| SUPPLIED DATA |
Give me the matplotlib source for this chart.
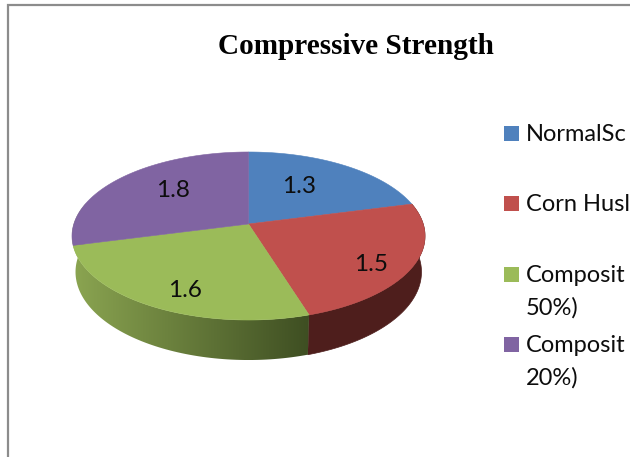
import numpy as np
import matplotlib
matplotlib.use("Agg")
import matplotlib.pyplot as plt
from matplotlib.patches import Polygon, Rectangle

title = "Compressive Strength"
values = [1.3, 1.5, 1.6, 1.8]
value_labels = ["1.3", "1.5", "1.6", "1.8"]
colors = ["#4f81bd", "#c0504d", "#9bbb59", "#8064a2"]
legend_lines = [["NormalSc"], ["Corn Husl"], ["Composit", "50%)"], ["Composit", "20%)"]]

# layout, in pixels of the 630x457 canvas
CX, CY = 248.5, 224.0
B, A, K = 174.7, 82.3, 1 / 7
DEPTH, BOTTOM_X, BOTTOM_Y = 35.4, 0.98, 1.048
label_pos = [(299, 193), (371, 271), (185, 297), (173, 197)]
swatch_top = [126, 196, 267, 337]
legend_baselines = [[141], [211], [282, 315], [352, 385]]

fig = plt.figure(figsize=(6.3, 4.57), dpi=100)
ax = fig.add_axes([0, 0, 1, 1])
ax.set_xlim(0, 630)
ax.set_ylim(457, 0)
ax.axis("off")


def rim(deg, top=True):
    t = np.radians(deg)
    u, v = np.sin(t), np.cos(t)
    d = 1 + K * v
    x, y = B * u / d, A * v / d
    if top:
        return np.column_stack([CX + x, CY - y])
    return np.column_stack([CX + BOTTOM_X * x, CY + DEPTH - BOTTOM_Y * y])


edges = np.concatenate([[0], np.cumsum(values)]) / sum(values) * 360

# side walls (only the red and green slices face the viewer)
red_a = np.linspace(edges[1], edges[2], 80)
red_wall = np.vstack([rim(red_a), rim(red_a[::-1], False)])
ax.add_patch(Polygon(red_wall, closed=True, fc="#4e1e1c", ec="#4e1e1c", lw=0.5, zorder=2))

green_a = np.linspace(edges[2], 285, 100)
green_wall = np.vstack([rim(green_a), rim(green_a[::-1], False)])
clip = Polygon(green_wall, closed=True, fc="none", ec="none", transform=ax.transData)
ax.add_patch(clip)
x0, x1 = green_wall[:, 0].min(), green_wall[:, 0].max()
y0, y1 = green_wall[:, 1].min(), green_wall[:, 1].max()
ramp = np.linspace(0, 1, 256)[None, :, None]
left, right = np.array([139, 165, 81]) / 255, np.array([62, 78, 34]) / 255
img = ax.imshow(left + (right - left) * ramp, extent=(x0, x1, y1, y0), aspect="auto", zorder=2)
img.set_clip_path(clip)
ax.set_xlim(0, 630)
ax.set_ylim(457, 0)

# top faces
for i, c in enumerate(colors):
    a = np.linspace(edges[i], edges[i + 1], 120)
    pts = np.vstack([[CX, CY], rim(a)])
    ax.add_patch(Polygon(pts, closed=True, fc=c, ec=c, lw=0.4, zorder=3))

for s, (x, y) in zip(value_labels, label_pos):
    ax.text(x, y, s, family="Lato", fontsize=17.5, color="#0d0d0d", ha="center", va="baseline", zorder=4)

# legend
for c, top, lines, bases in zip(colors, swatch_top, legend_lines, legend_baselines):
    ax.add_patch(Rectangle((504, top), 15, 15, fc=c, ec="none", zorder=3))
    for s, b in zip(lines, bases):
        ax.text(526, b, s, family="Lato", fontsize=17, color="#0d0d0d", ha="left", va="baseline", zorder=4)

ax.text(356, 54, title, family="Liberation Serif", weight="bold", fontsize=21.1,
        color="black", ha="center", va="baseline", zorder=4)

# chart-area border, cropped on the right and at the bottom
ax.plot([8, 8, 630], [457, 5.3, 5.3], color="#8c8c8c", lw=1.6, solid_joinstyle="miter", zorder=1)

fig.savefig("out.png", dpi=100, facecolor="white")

| WORK INSTRUCTIONS |
Repeat the listing in full and exactly. Leave any pictures out.

| WRITTEN RESPONSE |
Give me the matplotlib source for this chart.
import numpy as np
import matplotlib
matplotlib.use("Agg")
import matplotlib.pyplot as plt
from matplotlib.patches import Polygon, Rectangle

title = "Compressive Strength"
values = [1.3, 1.5, 1.6, 1.8]
value_labels = ["1.3", "1.5", "1.6", "1.8"]
colors = ["#4f81bd", "#c0504d", "#9bbb59", "#8064a2"]
legend_lines = [["NormalSc"], ["Corn Husl"], ["Composit", "50%)"], ["Composit", "20%)"]]

# layout, in pixels of the 630x457 canvas
CX, CY = 248.5, 224.0
B, A, K = 174.7, 82.3, 1 / 7
DEPTH, BOTTOM_X, BOTTOM_Y = 35.4, 0.98, 1.048
label_pos = [(299, 193), (371, 271), (185, 297), (173, 197)]
swatch_top = [126, 196, 267, 337]
legend_baselines = [[141], [211], [282, 315], [352, 385]]

fig = plt.figure(figsize=(6.3, 4.57), dpi=100)
ax = fig.add_axes([0, 0, 1, 1])
ax.set_xlim(0, 630)
ax.set_ylim(457, 0)
ax.axis("off")


def rim(deg, top=True):
    t = np.radians(deg)
    u, v = np.sin(t), np.cos(t)
    d = 1 + K * v
    x, y = B * u / d, A * v / d
    if top:
        return np.column_stack([CX + x, CY - y])
    return np.column_stack([CX + BOTTOM_X * x, CY + DEPTH - BOTTOM_Y * y])


edges = np.concatenate([[0], np.cumsum(values)]) / sum(values) * 360

# side walls (only the red and green slices face the viewer)
red_a = np.linspace(edges[1], edges[2], 80)
red_wall = np.vstack([rim(red_a), rim(red_a[::-1], False)])
ax.add_patch(Polygon(red_wall, closed=True, fc="#4e1e1c", ec="#4e1e1c", lw=0.5, zorder=2))

green_a = np.linspace(edges[2], 285, 100)
green_wall = np.vstack([rim(green_a), rim(green_a[::-1], False)])
clip = Polygon(green_wall, closed=True, fc="none", ec="none", transform=ax.transData)
ax.add_patch(clip)
x0, x1 = green_wall[:, 0].min(), green_wall[:, 0].max()
y0, y1 = green_wall[:, 1].min(), green_wall[:, 1].max()
ramp = np.linspace(0, 1, 256)[None, :, None]
left, right = np.array([139, 165, 81]) / 255, np.array([62, 78, 34]) / 255
img = ax.imshow(left + (right - left) * ramp, extent=(x0, x1, y1, y0), aspect="auto", zorder=2)
img.set_clip_path(clip)
ax.set_xlim(0, 630)
ax.set_ylim(457, 0)

# top faces
for i, c in enumerate(colors):
    a = np.linspace(edges[i], edges[i + 1], 120)
    pts = np.vstack([[CX, CY], rim(a)])
    ax.add_patch(Polygon(pts, closed=True, fc=c, ec=c, lw=0.4, zorder=3))

for s, (x, y) in zip(value_labels, label_pos):
    ax.text(x, y, s, family="Lato", fontsize=17.5, color="#0d0d0d", ha="center", va="baseline", zorder=4)

# legend
for c, top, lines, bases in zip(colors, swatch_top, legend_lines, legend_baselines):
    ax.add_patch(Rectangle((504, top), 15, 15, fc=c, ec="none", zorder=3))
    for s, b in zip(lines, bases):
        ax.text(526, b, s, family="Lato", fontsize=17, color="#0d0d0d", ha="left", va="baseline", zorder=4)

ax.text(356, 54, title, family="Liberation Serif", weight="bold", fontsize=21.1,
        color="black", ha="center", va="baseline", zorder=4)

# chart-area border, cropped on the right and at the bottom
ax.plot([8, 8, 630], [457, 5.3, 5.3], color="#8c8c8c", lw=1.6, solid_joinstyle="miter", zorder=1)

fig.savefig("out.png", dpi=100, facecolor="white")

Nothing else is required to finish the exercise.